What others are saying about us during our 15 minutes of fame.

Are we out of step with the rest of the world? Reason magazine editor Jesse Walker says New Zealand is the single country that responded to the financial crisis by moving to the right, not the left. It was said with an approving nod, I think. Then again, Walker may not realise how centrist John Key’s Nats are.

Walker’s item provoked a babble of revealing comments – mostly off-colour sheep jokes and references to the All Blacks’ “intimidation dance”. Read it if you need a reminder of the humble wee nook New Zealand roosts in.

Even Walker said he was tickled at how the Times identified New Zealand as “known internationally for its pristine environment and as the backdrop to the Lord of the Rings movies”. Cheers, so would that be the Times from Great Britain, known internationally for its royal family and as the backdrop to Notting Hill?

Reader Matthew Hogan remembered us for The Piano. “New Zealand made great strides in the advancing of vastly overpraised, excruciatingly boring, surreal female-oriented drama, overlaid with the unmitigated horror of gratuitous semi-naked Harvey Keitel.” Steady on, mate.

Another reader, Rainer Thiel, said he was disappointed about the change of government because he wanted to return to live in New Zealand and the left-leaning coalition was one of the main attractions.

“I hear your pain. But if you go now for a few months, I don’t think the concentration camps and summary executions will have started. Re-education will probably not be in full swing until around April,” a sarky Australian reader shot back.




Love-her-or-hate-her conservative columnist conservative columnist Melanie Phillips is not joining the collective media swoon over the election of Barack Obama, which reminds her of the hysteria over Tony Blair’s election in 1997. “Like Obama, Blair was charismatic, eloquent, hip and relaxed in cruel contrast to the bunch of sleazy, incompetent throwbacks to the Paleolithic Era in the departing Conservative administration. Like Obama, Blair was seen as a messiah figure who would lay his hands upon a broken nation and bring healing where there was discord.”

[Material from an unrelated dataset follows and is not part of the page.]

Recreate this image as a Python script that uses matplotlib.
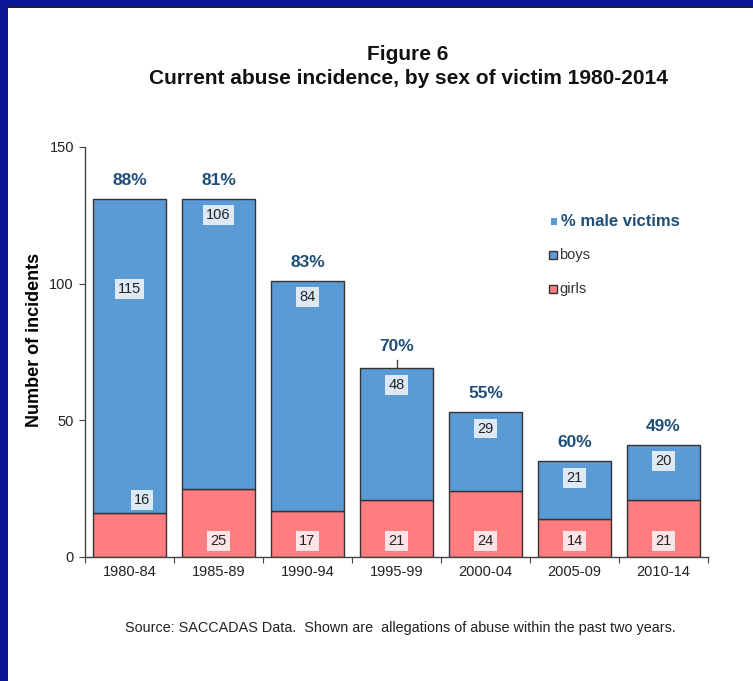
import matplotlib
matplotlib.use("Agg")
import matplotlib.pyplot as plt
from matplotlib.patches import Rectangle
from matplotlib.lines import Line2D
import numpy as np

periods = ["1980-84", "1985-89", "1990-94", "1995-99", "2000-04", "2005-09", "2010-14"]
boys = [115, 106, 84, 48, 29, 21, 20]
girls = [16, 25, 17, 21, 24, 14, 21]
pct_male = [88, 81, 83, 70, 55, 60, 49]
y_ticks = [0, 50, 100, 150]

FAM = ["Liberation Sans", "DejaVu Sans"]
plt.rcParams["font.family"] = FAM

BLUE = "#5B9BD5"
PINK = "#FF7C80"
DARKBLUE = "#1F4E79"
NAVY = "#0B1596"

fig = plt.figure(figsize=(7.53, 6.81), dpi=100)
fig.patch.set_facecolor("white")
# navy border
fig.patches.append(Rectangle((0, 0), 1, 1, transform=fig.transFigure, facecolor=NAVY, edgecolor="none", zorder=-10))
fig.patches.append(Rectangle((8/753, 0), 1, 1 - 8/681, transform=fig.transFigure, facecolor="white", edgecolor="none", zorder=-9))
fig.add_artist(Line2D([8/753, 1], [1 - 7/681, 1 - 7/681], transform=fig.transFigure, color="#222222", lw=1.2))

ax = fig.add_axes([85/753, 1 - 557/681, 623/753, 410/681])
x = np.arange(len(periods))
w = 0.83
ax.bar(x, girls, w, color=PINK, edgecolor="#333333", linewidth=1.0, zorder=2)
ax.bar(x, boys, w, bottom=girls, color=BLUE, edgecolor="#333333", linewidth=1.0, zorder=2)

ax.set_xlim(-0.5, len(periods) - 0.5)
ax.set_ylim(0, 150)
ax.set_yticks(y_ticks)
ax.set_yticklabels([str(t) for t in y_ticks], fontsize=10.5, color="#222222")
ax.set_xticks(np.arange(-0.5, len(periods)), minor=False)
ax.set_xticklabels([])
ax.set_xticks(x, minor=True)
ax.set_xticklabels(periods, minor=True, fontsize=10.5, color="#222222")
ax.tick_params(axis="x", which="minor", length=0, pad=6)
ax.tick_params(axis="x", which="major", length=4, direction="out", color="#444444")
ax.tick_params(axis="y", length=4, direction="out", color="#444444", pad=4)
for s in ["top", "right"]:
    ax.spines[s].set_visible(False)
for s in ["left", "bottom"]:
    ax.spines[s].set_color("#444444")
    ax.spines[s].set_linewidth(1.0)

ax.set_ylabel("Number of incidents", fontsize=13, fontweight="bold")
ax.yaxis.set_label_coords(-0.068, 0.53)

boxkw = dict(boxstyle="square,pad=0.2", facecolor="white", alpha=0.8, edgecolor="none")
for i in range(len(periods)):
    total = boys[i] + girls[i]
    by = total - 6
    bx = x[i]
    if i == 0:
        by = total - 33
    ax.text(bx, by, str(boys[i]), ha="center", va="center", fontsize=10.5, color="#222222", bbox=boxkw, zorder=5)
    gy = 6
    gx = x[i]
    if i == 0:
        gy = 21
        gx = x[i] + 0.14
    ax.text(gx, gy, str(girls[i]), ha="center", va="center", fontsize=10.5, color="#222222", bbox=boxkw, zorder=5)
    py = total + 6.8
    if i == 3:
        py = total + 8
        ax.plot([x[i], x[i]], [total + 0.5, total + 3.0], color="#444444", lw=1.0, zorder=4)
    ax.text(x[i], py, f"{pct_male[i]}%", ha="center", va="center", fontsize=12.5, fontweight="bold",
            color=DARKBLUE, zorder=5)

def fx(px):
    return px / 753
def fy(py):
    return 1 - py / 681

# legend (manual)
fig.patches.append(Rectangle((fx(551), fy(225)), 6/753, 7/681, transform=fig.transFigure, facecolor=BLUE, edgecolor="none"))
fig.text(fx(561), fy(221), "% male victims", fontsize=12, fontweight="bold", color=DARKBLUE, va="center", ha="left")
fig.patches.append(Rectangle((fx(549), fy(259)), 8/753, 8/681, transform=fig.transFigure, facecolor=BLUE, edgecolor="#333333", lw=1.0))
fig.text(fx(559), fy(255), "boys", fontsize=10.5, color="#333333", va="center", ha="left")
fig.patches.append(Rectangle((fx(549), fy(293)), 8/753, 8/681, transform=fig.transFigure, facecolor=PINK, edgecolor="#333333", lw=1.0))
fig.text(fx(559), fy(289), "girls", fontsize=10.5, color="#333333", va="center", ha="left")

fig.text(fx(408), fy(55), "Figure 6", fontsize=15, fontweight="bold", ha="center", va="center", color="#111111")
fig.text(fx(408), fy(79), "Current abuse incidence, by sex of victim 1980-2014", fontsize=15, fontweight="bold",
         ha="center", va="center", color="#111111")
fig.text(fx(400), fy(628), "Source: SACCADAS Data.  Shown are  allegations of abuse within the past two years.",
         fontsize=10.4, ha="center", va="center", color="#222222")

fig.savefig("out.png", dpi=100, facecolor=fig.get_facecolor())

But Phillips says Blair’s attempt to introduce “progressive” values to the UK ended up creating a profoundly illiberal culture where no dissent was permitted. Blair comes from the same ideological territory as William Ayers, who helped Obama start his campaign, Phillips says. But she could just be lumping all evil lefties in together.


Shades of Naomi Lange. Pulitzer-Prize-winning fashion commentator Robin Givhan has suggested Michelle Obama should ditch the cardy. Givhan, an African-American, gave the Obama family’s red and black matchy-matchy style on election night the thumbs up. “The colour matching declares loudly: We are a family. We are in this together.” She liked Obama’s Narciso Rodriguez dress but not the knitted cover-up. Michelle Obama “is more substantial than a starlet and more pragmatic than a socialite. And with her proven attention to aesthetics – and a few less cardigans – her photographs can deliver an articulate and powerful message.”

But not everyone was so keen on the frock. Ruth La Ferla on the New York Times politics blog said some of the most heated conversations the morning after the election centred on the outfit. “I voted for Obama, but I didn’t vote for that dress,” one voter said. Arts critic Jeff Weinstein was another who found the speckled pattern distracting. “It was definitely a lava lamp look,” he said, “with a volcanic nod to her hubby’s Hawaii.”


In case you haven’t had enough financial crisis hyperbole, economic historian economic historian Niall Ferguson writes in Vanity Fair that this year we have witnessed the death of a planet, which he calls Planet Finance. In a scholarly 17-page think piece, Ferguson traces the financial collapse back to the development of the idea that every punter ought to own a house. But he says it is derivatives – “financial weapons of mass destruction” – that make the crisis both unique and unfathomable in its ramifications.

“On Planet Finance, it may have made sense to borrow billions of dollars to finance a massive speculation on the future prices of American houses and then to erect on the back of this trade a vast inverted pyramid of incomprehensible securities and derivatives. But back here on Planet Earth, it suddenly seems like an extra-ordinary popular delusion.”